Pattern 8: Unbalanced Capacities
Production systems are deployed to some relatively fixed set of resources. The unbalanced capacities problem rarely observed during QA as inmost QA phase the system is scaled down to two servers. How do you test if your system is under the unbalanced capacities? You could use the capacity modeling to make sure at least you are on the ballpark. Then, test your system with excessive workload.
Pattern 9: Slow Response
A slow response is worse than refusing a connection or returning an error. The fast failure allows the caller to finish processing the trasaction quickly. The slow response from the lower layers can gradually propagate to the upper layer and cause a cascaded failure. Some common seen slow response root cause include the contention of DB connection, the memory leaks, and the inefficient low-level protocols, etc.
Pattern 10: SLA Inversion
A service-level agreement (SLA) is a contractual agreement about how well the organization must deliver its services. However, when building a software system, the best you can possibly do is the SLA of the worst of your service providers. And SLA inversion means a system that must meet a high-availability SLA depends on systems of lower availability.
To handle the SLA inversion, on the one hand, you can decouple from the lower availability system or handle the degradation gracefully. You need to make sure your system can continue to operate without the remote system. On the other hand, when you craft your SLAs, you should focus on particular functions and features. For features that require a remote dependency, you can only achieve the best SLAs the remote system offers.
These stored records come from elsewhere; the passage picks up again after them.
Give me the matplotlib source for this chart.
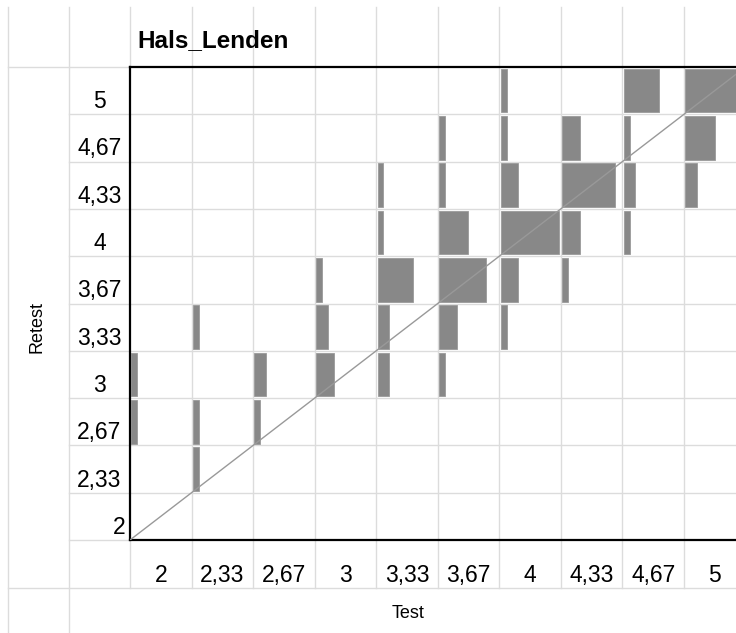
import matplotlib
matplotlib.use("Agg")
import matplotlib.pyplot as plt
import numpy as np
from matplotlib.lines import Line2D
from matplotlib.transforms import blended_transform_factory

plt.rcParams["font.family"] = ["Liberation Sans", "DejaVu Sans"]

title = "Hals_Lenden"
test_labels = ["2", "2,33", "2,67", "3", "3,33", "3,67", "4", "4,33", "4,67", "5"]
retest_labels = ["2", "2,33", "2,67", "3", "3,33", "3,67", "4", "4,33", "4,67", "5"]

# case counts per cell, one row per retest level (2 ... 5), columns = test level
counts_retest_2 = [0, 0, 0, 0, 0, 0, 0, 0, 0, 0]
counts_retest_233 = [0, 1, 0, 0, 0, 0, 0, 0, 0, 0]
counts_retest_267 = [1, 1, 1, 0, 0, 0, 0, 0, 0, 0]
counts_retest_3 = [1, 0, 2, 3, 2, 1, 0, 0, 0, 0]
counts_retest_333 = [0, 1, 0, 2, 2, 3, 1, 0, 0, 0]
counts_retest_367 = [0, 0, 0, 1, 6, 8, 3, 1, 0, 0]
counts_retest_4 = [0, 0, 0, 0, 1, 5, 10, 3, 1, 0]
counts_retest_433 = [0, 0, 0, 0, 1, 1, 3, 9, 2, 2]
counts_retest_467 = [0, 0, 0, 0, 0, 1, 1, 3, 1, 5]
counts_retest_5 = [0, 0, 0, 0, 0, 0, 1, 0, 6, 9]

counts = np.array([
    counts_retest_2, counts_retest_233, counts_retest_267, counts_retest_3,
    counts_retest_333, counts_retest_367, counts_retest_4, counts_retest_433,
    counts_retest_467, counts_retest_5,
])

# page layout in pixels (table-style frame around the plot)
W, H = 736, 633
LEFT, TOP, BOTTOM = 130, 67, 540
CELL_W = 61.55
GRID = "#dcdcdc"
BAR = "#888888"

fig = plt.figure(figsize=(W / 100, H / 100), dpi=100)
n = len(test_labels)
ax = fig.add_axes([LEFT / W, (H - BOTTOM) / H, n * CELL_W / W, (BOTTOM - TOP) / H])
ax.set_xlim(0, n)
ax.set_ylim(0, n)

# cell grid
for k in range(1, n):
    ax.axvline(k, color=GRID, lw=1, zorder=0)
    ax.axhline(k, color=GRID, lw=1, zorder=0)

# bar width grows with the cell count
unit = 0.095
pad_x, pad_y = 0.022, 0.04
rows, cols = np.nonzero(counts)
ax.barh(rows + 0.5, counts[rows, cols] * unit, left=cols + pad_x,
        height=1 - 2 * pad_y, color=BAR, edgecolor="#9a9a9a", linewidth=0.6, zorder=2)

# identity line test == retest
ax.plot([0, n], [0, n], color="#999999", lw=1, zorder=3)

for side in ["left", "top", "bottom"]:
    ax.spines[side].set_linewidth(1.6)
    ax.spines[side].set_color("black")
ax.spines["right"].set_visible(False)
ax.set_xticks([])
ax.set_yticks([])


def px_line(x0, y0, x1, y1):
    fig.add_artist(Line2D([x0 / W, x1 / W], [1 - y0 / H, 1 - y1 / H],
                          transform=fig.transFigure, color=GRID, lw=1, zorder=0))


# table frame outside the plot
px_line(8, 7, 8, H)
px_line(69, 7, 69, H)
for k in range(n + 1):
    x = LEFT + k * CELL_W
    px_line(x, 7, x, TOP)
    px_line(x, BOTTOM, x, 588)
px_line(8, TOP, W, TOP)
px_line(8, 588, W, 588)
row_h = (BOTTOM - TOP) / n
for k in range(1, n + 1):
    px_line(69, TOP + k * row_h, LEFT, TOP + k * row_h)

# tick labels
ytrans = blended_transform_factory(ax.transAxes, ax.transData)
for i, lab in enumerate(retest_labels):
    if i == 0:
        ax.text((125 - LEFT) / (n * CELL_W), i + 0.13, lab, transform=ytrans,
                ha="right", va="baseline", fontsize=16.5)
    else:
        ax.text((99.5 - LEFT) / (n * CELL_W), i + 0.13, lab, transform=ytrans,
                ha="center", va="baseline", fontsize=16.5)

xtrans = blended_transform_factory(ax.transData, ax.transAxes)
for j, lab in enumerate(test_labels):
    ax.text(j + 0.5, -(582 - BOTTOM) / (BOTTOM - TOP), lab, transform=xtrans,
            ha="center", va="baseline", fontsize=16.5)

fig.text(137 / W, 1 - 47 / H, title, ha="left", va="baseline",
         fontsize=17.5, fontweight="bold")
fig.text(408 / W, 1 - 618 / H, "Test", ha="center", va="baseline", fontsize=13)
fig.text(37 / W, 1 - 327 / H, "Retest", ha="center", va="center",
         rotation=90, fontsize=13)

fig.savefig("out.png", dpi=100)
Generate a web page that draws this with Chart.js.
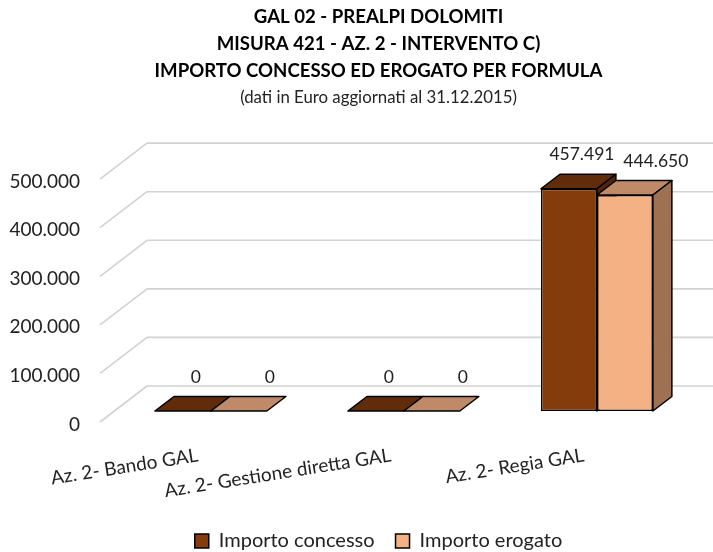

Pattern 11: Unbounded Result Sets
A common seen DB query pattern is that the application sends a query to the DB and run a for loop to traversal all the results without realizing that the result size can be way lager than the server could handle. This pattern is hard to detect during the development phase as the testing data set is often very small, sometimes not even right after ramped to production as until the data set grows to be too big to handle. One solution is to use the LIMIT keyword to limit the result size sent back from DB. For large query set, it is worthy of introducing the pagination on the API and on the database level.